I still have loads of junk in my Mum’s house. It fills the shed in large boxes and tumbles out of less used cupboards. And it seems I’m not alone. According to the Telegraph:
“Now the younger generation – not wanting to mess up their own, often small, living space – are increasingly relying on the old family home to store their share.”
In my case, I’d have to say that the remaining junk is due to my own lack of organisation and a case of ‘out of sight, out of mind’.
But this amusing life-style story (planted as insurance company PR by the looks of it), reflects a reality about housing for the younger generation:
Far more people find themselves renting and sharing with friends for longer than in the past -because buying’s impossible, there’s little chance of social housing and the cost of private rents means several people sharing is the only option. And, as the article suggests, the homes younger people are renting or buying are getting ever smaller – the newest are the smallest homes in Europe.

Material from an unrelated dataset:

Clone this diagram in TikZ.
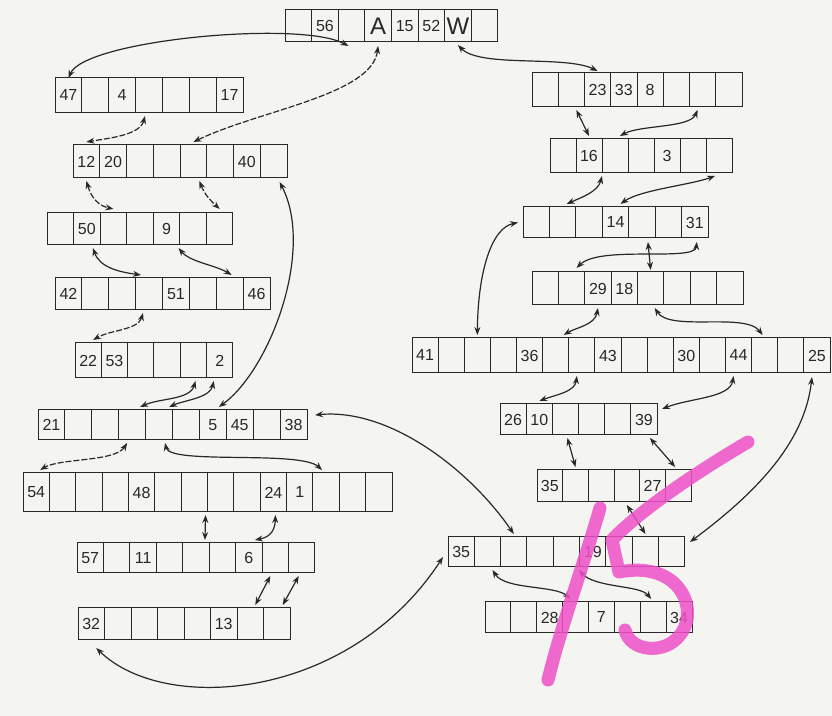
\documentclass[tikz,border=0pt]{standalone}
\usepackage{fontspec}
\setmainfont{Liberation Sans}
\usetikzlibrary{arrows.meta,calc}
\definecolor{paper}{RGB}{244,244,240}
\definecolor{ink}{RGB}{40,40,40}
\definecolor{marker}{RGB}{238,80,200}
\newcommand\biglet{\fontsize{12}{12}\selectfont}
\newcommand\drawarr[6]{%
  \foreach \t [count=\i] in {#6} {%
    \node[cell, minimum width={#4*0.5pt}, minimum height={#5*0.5pt}] (#1-\i) at ({#2+(\i-0.5)*#4},{#3+#5/2}) {\t};
  }%
}
\begin{document}
\begin{tikzpicture}[x=0.5pt,y=-0.5pt,
  cell/.style={draw=ink, line width=0.5pt, inner sep=0pt, outer sep=0pt,
    font=\fontsize{8}{8}\selectfont, text=ink},
  conn/.style={{Stealth[length=4pt,width=3pt]}-{Stealth[length=4pt,width=3pt]}, draw=ink, line width=0.6pt},
  faint/.style={conn, dash pattern=on 3pt off 1pt},
  markerstroke/.style={draw=marker, line width=6.5pt, line cap=round, line join=round, opacity=0.85}]
\path[fill=paper] (0,0) rectangle (832,716);
% left arrays
\drawarr{T}{285}{10}{26.6}{32}{{},56,{},\biglet A,15,52,\biglet W,{}}
\drawarr{L1}{55}{78}{26.86}{35}{47,{},4,{},{},{},17}
\drawarr{L2}{73}{145}{26.75}{33}{12,20,{},{},{},{},40,{}}
\drawarr{L3}{47}{213}{26.57}{32}{{},50,{},{},9,{},{}}
\drawarr{L4}{55}{278}{26.875}{32}{42,{},{},{},51,{},{},46}
\drawarr{L5}{75}{343}{26.33}{35}{22,53,{},{},{},2}
\drawarr{L6}{38}{410}{26.9}{30}{21,{},{},{},{},{},5,45,{},38}
\drawarr{L7}{23}{473}{26.36}{39}{54,{},{},{},48,{},{},{},{},24,1,{},{},{}}
\drawarr{L8}{77}{543}{26.44}{30}{57,{},11,{},{},{},6,{},{}}
\drawarr{L9}{78}{608}{26.5}{32}{32,{},{},{},{},13,{},{}}
% right arrays
\drawarr{R1}{532}{73}{26.25}{34}{{},{},23,33,8,{},{},{}}
\drawarr{R2}{550}{139}{26}{34}{{},16,{},{},3,{},{}}
\drawarr{R3}{523}{207}{26.43}{31}{{},{},{},14,{},{},31}
\drawarr{R4}{532}{272}{26.375}{33}{{},{},29,18,{},{},{},{}}
\drawarr{R5}{412}{338}{26.125}{35}{41,{},{},{},36,{},{},43,{},{},30,{},44,{},{},25}
\drawarr{R6}{500}{404}{26.17}{31}{26,10,{},{},{},39}
\drawarr{R7}{537}{470}{25.67}{32}{35,{},{},{},27,{}}
\drawarr{R8}{448}{537}{26.33}{30}{35,{},{},{},{},19,{},{},{}}
\drawarr{R9}{485}{602}{25.875}{31}{{},{},28,{},7,{},{},34}
% connectors, left side
\draw[conn] (L1-1.north) .. controls (85,40) and (300,20) .. ($(T-3.south)+(-3,4)$);
\draw[faint] ($(T-4.south)+(0,4)$) .. controls (372,95) and (260,110) .. ($(L2-5.north)+(0,-3)$);
\draw[conn] ($(T-7.south)+(0,3)$) .. controls (480,68) and (565,55) .. ($(R1-3.north)+(0,-2)$);
\draw[faint] ($(L1-4.south)+(-4,3)$) .. controls (140,135) and (110,138) .. ($(L2-1.north)+(0,-3)$);
\draw[faint] ($(L2-1.south)+(0,3)$) .. controls (92,200) and (100,206) .. ($(L3-3.north)+(0,-4)$);
\draw[faint] ($(L2-5.south)+(6,3)$) .. controls (205,195) and (210,200) .. ($(L3-7.north)+(0,-4)$);
\draw[conn] ($(L2-8.south)+(6,4)$) .. controls (315,250) and (270,370) .. ($(L6-7.north)+(6,-3)$);
\draw[conn] ($(L3-2.south)+(6,3)$) .. controls (100,268) and (120,272) .. ($(L4-4.north)+(-8,-3)$);
\draw[conn] ($(L3-5.south)+(12,3)$) .. controls (190,262) and (215,265) .. ($(L4-7.north)+(2,-3)$);
\draw[faint] ($(L4-4.south)+(-6,3)$) .. controls (138,330) and (110,330) .. ($(L5-1.north)+(5,-3)$);
\draw[conn] ($(L5-5.south)+(2,3)$) .. controls (190,400) and (160,398) .. ($(L6-4.north)+(8,-3)$);
\draw[conn] ($(L5-6.south)+(-6,3)$) .. controls (210,398) and (185,400) .. ($(L6-5.north)+(10,-3)$);
\draw[faint] ($(L6-4.south)+(-5,3)$) .. controls (115,462) and (60,458) .. ($(L7-1.north)+(4,-3)$);
\draw[conn] ($(L6-5.south)+(6,3)$) .. controls (170,465) and (300,450) .. ($(L7-12.north)+(-4,-3)$);
\draw[conn] ($(L6-10.north east)+(8,5)$) .. controls (390,408) and (470,470) .. ($(R8-3.north)+(0,-3)$);
\draw[conn] ($(L7-7.south east)+(-2,3)$) -- ($(L8-5.north)+(9,-3)$);
\draw[conn] ($(L7-10.south)+(2,3)$) .. controls (275,535) and (265,538) .. ($(L8-7.north)+(6,-3)$);
\draw[conn] ($(L8-8.south)+(-5,3)$) -- ($(L9-7.north)+(5,-3)$);
\draw[conn] ($(L8-9.south)+(-3,3)$) -- ($(L9-8.north)+(6,-3)$);
\draw[conn] ($(L9-1.south)+(5,8)$) .. controls (165,715) and (350,700) .. ($(R8-1.west)+(-5,5)$);
% connectors, right side
\draw[conn] ($(R1-2.south)+(5,3)$) -- ($(R2-2.north)+(0,-3)$);
\draw[conn] ($(R1-7.south)+(-5,3)$) .. controls (690,128) and (640,125) .. ($(R2-3.north)+(5,-3)$);
\draw[conn] ($(R2-2.south east)+(0,3)$) .. controls (598,192) and (580,198) .. ($(R3-2.north)+(4,-3)$);
\draw[conn] ($(R2-7.south)+(-4,3)$) .. controls (690,185) and (640,190) .. ($(R3-4.north)+(5,-3)$);
\draw[conn] ($(R3-7.south)+(2,4)$) .. controls (695,262) and (600,245) .. ($(R4-2.north)+(5,-4)$);
\draw[conn] ($(R3-5.south)+(6,4)$) -- ($(R4-5.north)+(0,-2)$);
\draw[conn] ($(R3-1.west)+(-5,0)$) .. controls (492,228) and (478,270) .. ($(R5-3.north)+(0,-3)$);
\draw[conn] ($(R4-3.south)+(0,3)$) .. controls (595,325) and (575,328) .. ($(R5-6.north)+(8,-3)$);
\draw[conn] ($(R4-5.south)+(4,3)$) .. controls (670,332) and (745,312) .. ($(R5-14.north)+(-2,-3)$);
\draw[conn] ($(R5-7.south)+(-5,3)$) .. controls (575,392) and (555,395) .. ($(R6-2.north)+(0,-3)$);
\draw[conn] ($(R5-13.south)+(-5,3)$) .. controls (730,398) and (690,398) .. ($(R6-6.north east)+(5,5)$);
\draw[conn] ($(R5-16.south)+(-5,4)$) .. controls (805,440) and (760,490) .. ($(R8-9.east)+(5,-10)$);
\draw[conn] ($(R6-3.south)+(2,3)$) -- ($(R7-2.north)+(0,-3)$);
\draw[conn] ($(R6-6.south)+(6,3)$) -- ($(R7-6.north)+(-3,-3)$);
\draw[conn] ($(R7-4.south)+(0,3)$) -- ($(R8-8.north)+(0,-3)$);
\draw[conn] ($(R8-2.south)+(5,3)$) .. controls (505,590) and (555,585) .. ($(R9-4.north)+(-5,-3)$);
\draw[conn] ($(R8-6.south)+(-14,3)$) .. controls (595,588) and (640,585) .. ($(R9-7.north)+(-2,-3)$);
% pink marker "15"
\draw[markerstroke] (600,508) .. controls (585,560) and (560,630) .. (548,680);
\draw[markerstroke] (748,442) .. controls (700,470) and (640,510) .. (612,540) -- (619,572)
  .. controls (680,560) and (700,610) .. (680,635) .. controls (665,655) and (630,652) .. (625,630);
\end{tikzpicture}
\end{document}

It’s no wonder, when parents finally get rid of their kids from the family home (at an increasingly later age), that half their stuff stays behind.
So it may be a pain, when you’re pottering at home in your retirement*, to constantly come across boxes of CDs of angry teenage music, old tennis rackets and bin bags full of WWF magazines 1990-1994 (Sorry Mum – they’ll be worth something on eBay one day), but it’s nothing compared to the pain many have of trying to afford a decent place to live.
*To avoid the risk of unfairly characterising retirees, my co-Blogger spends his retirement making up for my lack of posting, running the London Labour Housing Group and fighting the good fight. I think he’s busier than ever.